Without including any pictures, write out the listing below exactly.

>> start Source data

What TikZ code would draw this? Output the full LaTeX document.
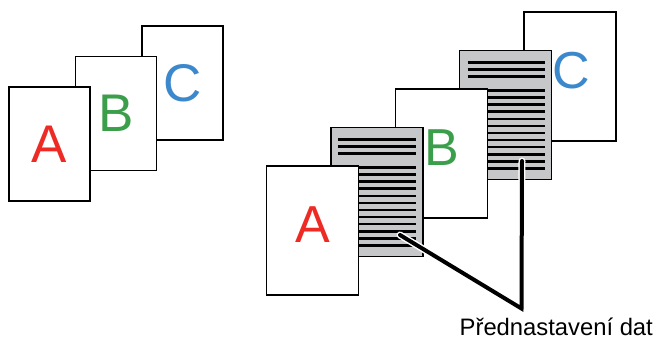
\documentclass[tikz,border=0pt]{standalone}
\usepackage{fontspec}
\setmainfont{Liberation Sans}
\usetikzlibrary{calc}
\definecolor{lred}{HTML}{EE2A24}
\definecolor{lgreen}{HTML}{3A9E4A}
\definecolor{lblue}{HTML}{3C88CC}
\definecolor{pgray}{HTML}{C6C7C9}
\begin{document}
\begin{tikzpicture}[x=1pt,y=-1pt,
  smallpage/.style={draw=black,line width=1.5pt,fill=white,inner sep=0pt,outer sep=0pt,
    minimum width=81pt,minimum height=114pt,anchor=north west,
    font=\fontsize{53}{60}\selectfont},
  bigpage/.style={draw=black,line width=1.5pt,fill=white,inner sep=0pt,outer sep=0pt,
    minimum width=92pt,minimum height=129pt,anchor=north west},
  graypage/.style={bigpage,fill=pgray},
  bigletter/.style={inner sep=0pt,font=\fontsize{52}{58}\selectfont},
  stripe/.style={line width=2.6pt,black},
  leader/.style={line width=4pt,black,line cap=round,line join=miter},
  halo/.style={line width=7pt,white,line cap=round,line join=miter}]
\useasboundingbox (0,0) rectangle (657,338);
% left group
\node[smallpage,text=lblue] (lc) at (142,26) {C};
\node[smallpage,text=lgreen] (lb) at (75.5,56.5) {B};
\node[smallpage,text=lred] (la) at (9,87) {A};
% right group
\node[bigpage] (rc) at (524.1,12) {};
\node[bigletter,text=lblue] (tc) at ([xshift=1.5pt,yshift=5.5pt]rc.center) {C};
\node[graypage] (g2) at (459.7,50.5) {};
\foreach \k in {0,1,2,4,5,6,7,8,9,10,11,12,13,14,15}
  \draw[stripe] ($(g2.north west)+(7.8,11.8+7.07*\k)$) -- ++(77.5,0);
\node[bigpage] (rb) at (395.3,89) {};
\node[bigletter,text=lgreen] (tb) at ([xshift=1pt,yshift=5.5pt]rb.center) {B};
\node[graypage] (g1) at (330.9,127.5) {};
\foreach \k in {0,1,2,4,5,6,7,8,9,10,11,12,13,14,15}
  \draw[stripe] ($(g1.north west)+(7.5,11.8+7.07*\k)$) -- ++(78,0);
\node[bigpage] (ra) at (266.5,166) {};
\node[bigletter,text=lred] (ta) at ([yshift=5.5pt]ra.center) {A};
% leader
\coordinate (s1) at (400,235);
\coordinate (v) at (521.5,308.5);
\coordinate (s2) at (522,161);
\draw[halo] (s1) -- (v) -- (s2);
\draw[leader] (s1) -- (v) -- (s2);
\node[inner sep=0pt,anchor=base west,font=\fontsize{23.8}{27}\selectfont] (lbl) at (459.5,335.5) {Přednastavení dat};
\end{tikzpicture}
\end{document}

>> end Source data

Answer below:
What TikZ code would draw this? Output the full LaTeX document.
\documentclass[tikz,border=0pt]{standalone}
\usepackage{fontspec}
\setmainfont{Liberation Sans}
\usetikzlibrary{calc}
\definecolor{lred}{HTML}{EE2A24}
\definecolor{lgreen}{HTML}{3A9E4A}
\definecolor{lblue}{HTML}{3C88CC}
\definecolor{pgray}{HTML}{C6C7C9}
\begin{document}
\begin{tikzpicture}[x=1pt,y=-1pt,
  smallpage/.style={draw=black,line width=1.5pt,fill=white,inner sep=0pt,outer sep=0pt,
    minimum width=81pt,minimum height=114pt,anchor=north west,
    font=\fontsize{53}{60}\selectfont},
  bigpage/.style={draw=black,line width=1.5pt,fill=white,inner sep=0pt,outer sep=0pt,
    minimum width=92pt,minimum height=129pt,anchor=north west},
  graypage/.style={bigpage,fill=pgray},
  bigletter/.style={inner sep=0pt,font=\fontsize{52}{58}\selectfont},
  stripe/.style={line width=2.6pt,black},
  leader/.style={line width=4pt,black,line cap=round,line join=miter},
  halo/.style={line width=7pt,white,line cap=round,line join=miter}]
\useasboundingbox (0,0) rectangle (657,338);
% left group
\node[smallpage,text=lblue] (lc) at (142,26) {C};
\node[smallpage,text=lgreen] (lb) at (75.5,56.5) {B};
\node[smallpage,text=lred] (la) at (9,87) {A};
% right group
\node[bigpage] (rc) at (524.1,12) {};
\node[bigletter,text=lblue] (tc) at ([xshift=1.5pt,yshift=5.5pt]rc.center) {C};
\node[graypage] (g2) at (459.7,50.5) {};
\foreach \k in {0,1,2,4,5,6,7,8,9,10,11,12,13,14,15}
  \draw[stripe] ($(g2.north west)+(7.8,11.8+7.07*\k)$) -- ++(77.5,0);
\node[bigpage] (rb) at (395.3,89) {};
\node[bigletter,text=lgreen] (tb) at ([xshift=1pt,yshift=5.5pt]rb.center) {B};
\node[graypage] (g1) at (330.9,127.5) {};
\foreach \k in {0,1,2,4,5,6,7,8,9,10,11,12,13,14,15}
  \draw[stripe] ($(g1.north west)+(7.5,11.8+7.07*\k)$) -- ++(78,0);
\node[bigpage] (ra) at (266.5,166) {};
\node[bigletter,text=lred] (ta) at ([yshift=5.5pt]ra.center) {A};
% leader
\coordinate (s1) at (400,235);
\coordinate (v) at (521.5,308.5);
\coordinate (s2) at (522,161);
\draw[halo] (s1) -- (v) -- (s2);
\draw[leader] (s1) -- (v) -- (s2);
\node[inner sep=0pt,anchor=base west,font=\fontsize{23.8}{27}\selectfont] (lbl) at (459.5,335.5) {Přednastavení dat};
\end{tikzpicture}
\end{document}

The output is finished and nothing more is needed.